--- What is being asked ---
Starting at the line that contains "Rebuild this chart" and stopping after the line that contains "s.set_linewidth(0.9)", copy the lines exactly. Pictures are left out.

--- Records shown ---
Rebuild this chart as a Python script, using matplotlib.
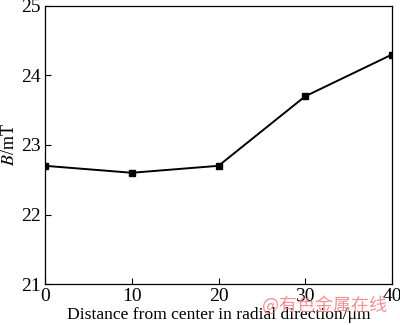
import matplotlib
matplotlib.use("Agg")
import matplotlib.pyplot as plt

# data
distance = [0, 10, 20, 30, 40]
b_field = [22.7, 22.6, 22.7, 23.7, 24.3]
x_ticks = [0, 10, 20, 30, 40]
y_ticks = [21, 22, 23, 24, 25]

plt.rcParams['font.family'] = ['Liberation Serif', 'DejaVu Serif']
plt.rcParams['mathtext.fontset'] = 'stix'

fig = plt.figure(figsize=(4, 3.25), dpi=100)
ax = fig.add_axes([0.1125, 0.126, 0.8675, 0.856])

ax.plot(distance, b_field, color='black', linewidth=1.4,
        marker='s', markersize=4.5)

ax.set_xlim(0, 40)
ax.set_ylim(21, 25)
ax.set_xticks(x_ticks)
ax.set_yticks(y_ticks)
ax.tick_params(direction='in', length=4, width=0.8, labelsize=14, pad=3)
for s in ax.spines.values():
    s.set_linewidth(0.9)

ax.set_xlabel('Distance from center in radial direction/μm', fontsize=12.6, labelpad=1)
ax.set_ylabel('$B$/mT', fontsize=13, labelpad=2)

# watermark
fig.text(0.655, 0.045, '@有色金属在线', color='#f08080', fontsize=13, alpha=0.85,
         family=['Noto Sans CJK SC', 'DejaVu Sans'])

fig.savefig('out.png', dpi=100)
...
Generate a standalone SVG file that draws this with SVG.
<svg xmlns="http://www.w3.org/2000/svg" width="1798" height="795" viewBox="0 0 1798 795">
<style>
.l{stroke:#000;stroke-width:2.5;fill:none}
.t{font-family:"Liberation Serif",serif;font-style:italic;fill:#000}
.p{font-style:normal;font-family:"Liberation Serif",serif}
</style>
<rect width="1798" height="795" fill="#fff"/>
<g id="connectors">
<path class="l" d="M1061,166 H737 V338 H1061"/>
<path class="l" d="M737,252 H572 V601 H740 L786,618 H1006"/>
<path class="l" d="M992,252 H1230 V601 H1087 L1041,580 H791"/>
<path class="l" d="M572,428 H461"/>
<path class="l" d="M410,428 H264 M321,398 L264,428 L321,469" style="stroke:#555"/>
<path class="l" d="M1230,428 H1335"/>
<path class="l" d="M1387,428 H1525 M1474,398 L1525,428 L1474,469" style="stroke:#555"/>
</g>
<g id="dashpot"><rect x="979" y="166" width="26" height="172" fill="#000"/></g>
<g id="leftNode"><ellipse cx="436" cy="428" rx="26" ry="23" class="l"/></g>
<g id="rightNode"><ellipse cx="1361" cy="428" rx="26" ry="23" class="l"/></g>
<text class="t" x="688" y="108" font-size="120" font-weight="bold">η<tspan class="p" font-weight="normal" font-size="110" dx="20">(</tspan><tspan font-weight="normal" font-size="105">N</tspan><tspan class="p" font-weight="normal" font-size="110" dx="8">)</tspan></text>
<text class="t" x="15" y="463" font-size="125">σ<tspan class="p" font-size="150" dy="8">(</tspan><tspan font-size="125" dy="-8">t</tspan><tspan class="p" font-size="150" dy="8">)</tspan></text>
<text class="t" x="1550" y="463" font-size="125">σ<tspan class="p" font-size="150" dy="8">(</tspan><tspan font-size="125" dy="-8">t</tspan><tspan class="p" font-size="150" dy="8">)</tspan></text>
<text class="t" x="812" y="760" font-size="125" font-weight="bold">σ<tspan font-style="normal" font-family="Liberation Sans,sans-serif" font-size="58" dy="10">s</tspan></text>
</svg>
---
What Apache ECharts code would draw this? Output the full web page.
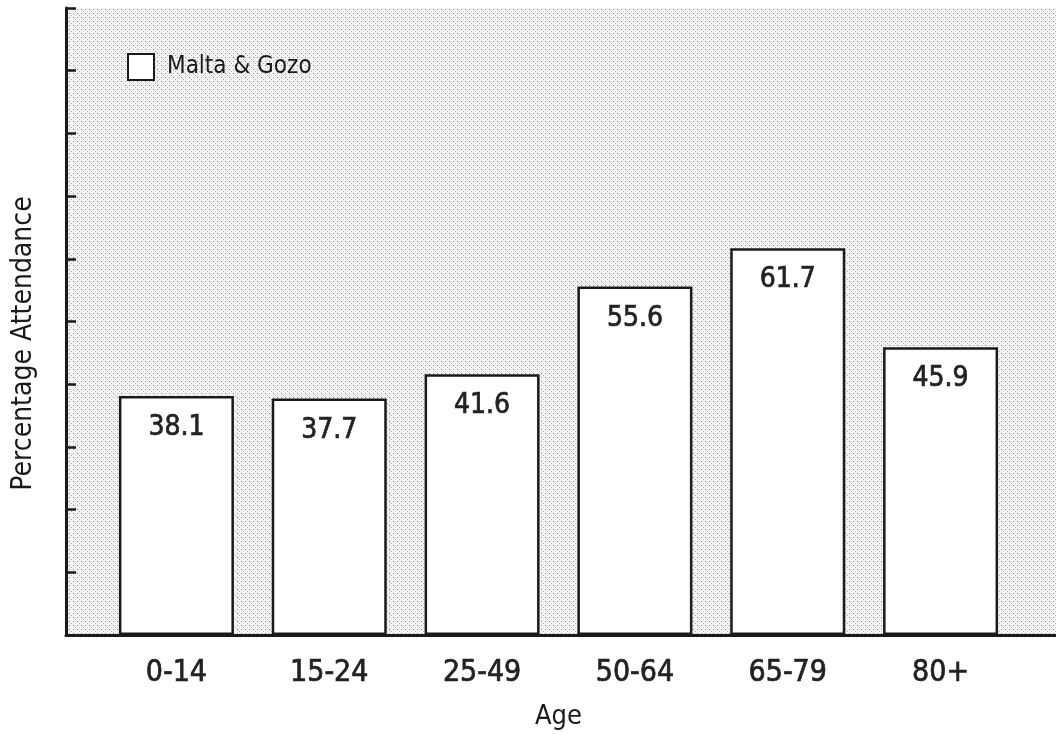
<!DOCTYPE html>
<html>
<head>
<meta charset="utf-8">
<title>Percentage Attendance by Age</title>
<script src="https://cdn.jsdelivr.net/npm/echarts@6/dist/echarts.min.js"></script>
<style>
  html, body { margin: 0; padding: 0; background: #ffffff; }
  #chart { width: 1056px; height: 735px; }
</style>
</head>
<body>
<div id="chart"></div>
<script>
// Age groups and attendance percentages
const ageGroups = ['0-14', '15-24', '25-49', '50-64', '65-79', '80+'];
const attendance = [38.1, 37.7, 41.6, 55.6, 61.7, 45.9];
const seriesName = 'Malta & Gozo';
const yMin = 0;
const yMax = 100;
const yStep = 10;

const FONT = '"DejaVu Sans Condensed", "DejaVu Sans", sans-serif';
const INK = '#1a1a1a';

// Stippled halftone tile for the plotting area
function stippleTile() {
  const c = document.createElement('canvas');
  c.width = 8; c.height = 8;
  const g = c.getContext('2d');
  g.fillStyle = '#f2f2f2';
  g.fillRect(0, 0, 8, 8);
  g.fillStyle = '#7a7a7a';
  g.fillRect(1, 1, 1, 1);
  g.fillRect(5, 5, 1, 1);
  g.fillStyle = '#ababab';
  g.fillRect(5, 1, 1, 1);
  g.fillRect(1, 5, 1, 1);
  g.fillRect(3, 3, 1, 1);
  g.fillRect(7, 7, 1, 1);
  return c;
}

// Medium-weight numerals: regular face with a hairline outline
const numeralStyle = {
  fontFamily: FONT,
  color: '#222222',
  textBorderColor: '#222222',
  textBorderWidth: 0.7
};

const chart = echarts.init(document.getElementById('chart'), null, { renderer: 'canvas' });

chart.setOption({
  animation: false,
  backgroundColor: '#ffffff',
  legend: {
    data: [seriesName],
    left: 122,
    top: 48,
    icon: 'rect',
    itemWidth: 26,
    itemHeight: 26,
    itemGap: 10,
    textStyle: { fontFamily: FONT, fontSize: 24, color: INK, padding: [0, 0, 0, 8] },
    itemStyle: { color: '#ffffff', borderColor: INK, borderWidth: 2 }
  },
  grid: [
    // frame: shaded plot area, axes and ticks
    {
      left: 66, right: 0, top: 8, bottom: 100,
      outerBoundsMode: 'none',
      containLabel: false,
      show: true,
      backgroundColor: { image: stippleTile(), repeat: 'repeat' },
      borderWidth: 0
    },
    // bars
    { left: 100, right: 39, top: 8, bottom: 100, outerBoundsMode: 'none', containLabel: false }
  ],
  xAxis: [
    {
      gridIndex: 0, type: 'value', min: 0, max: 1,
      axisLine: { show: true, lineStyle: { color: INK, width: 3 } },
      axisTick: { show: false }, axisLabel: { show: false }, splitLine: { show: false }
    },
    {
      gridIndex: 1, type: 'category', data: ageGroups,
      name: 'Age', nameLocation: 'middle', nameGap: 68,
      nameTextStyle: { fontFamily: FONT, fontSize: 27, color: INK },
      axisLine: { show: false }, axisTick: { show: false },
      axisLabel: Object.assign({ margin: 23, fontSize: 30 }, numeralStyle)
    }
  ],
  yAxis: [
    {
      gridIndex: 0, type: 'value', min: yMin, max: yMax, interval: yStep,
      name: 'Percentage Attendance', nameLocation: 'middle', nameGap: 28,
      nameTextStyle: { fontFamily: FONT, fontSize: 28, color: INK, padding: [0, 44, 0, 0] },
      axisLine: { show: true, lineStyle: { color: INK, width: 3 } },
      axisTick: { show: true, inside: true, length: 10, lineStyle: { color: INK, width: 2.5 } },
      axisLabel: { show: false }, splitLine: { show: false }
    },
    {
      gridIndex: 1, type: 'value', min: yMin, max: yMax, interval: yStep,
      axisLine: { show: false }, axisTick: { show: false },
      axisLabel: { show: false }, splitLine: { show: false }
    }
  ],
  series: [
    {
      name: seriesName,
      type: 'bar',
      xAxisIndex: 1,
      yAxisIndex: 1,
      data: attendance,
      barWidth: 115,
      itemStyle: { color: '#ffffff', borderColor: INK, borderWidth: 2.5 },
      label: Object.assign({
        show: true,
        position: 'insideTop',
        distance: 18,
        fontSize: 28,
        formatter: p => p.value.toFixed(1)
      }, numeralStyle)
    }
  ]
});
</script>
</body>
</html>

--- Solution to this exercise ---
Rebuild this chart as a Python script, using matplotlib.
import matplotlib
matplotlib.use("Agg")
import matplotlib.pyplot as plt

# data
distance = [0, 10, 20, 30, 40]
b_field = [22.7, 22.6, 22.7, 23.7, 24.3]
x_ticks = [0, 10, 20, 30, 40]
y_ticks = [21, 22, 23, 24, 25]

plt.rcParams['font.family'] = ['Liberation Serif', 'DejaVu Serif']
plt.rcParams['mathtext.fontset'] = 'stix'

fig = plt.figure(figsize=(4, 3.25), dpi=100)
ax = fig.add_axes([0.1125, 0.126, 0.8675, 0.856])

ax.plot(distance, b_field, color='black', linewidth=1.4,
        marker='s', markersize=4.5)

ax.set_xlim(0, 40)
ax.set_ylim(21, 25)
ax.set_xticks(x_ticks)
ax.set_yticks(y_ticks)
ax.tick_params(direction='in', length=4, width=0.8, labelsize=14, pad=3)
for s in ax.spines.values():
    s.set_linewidth(0.9)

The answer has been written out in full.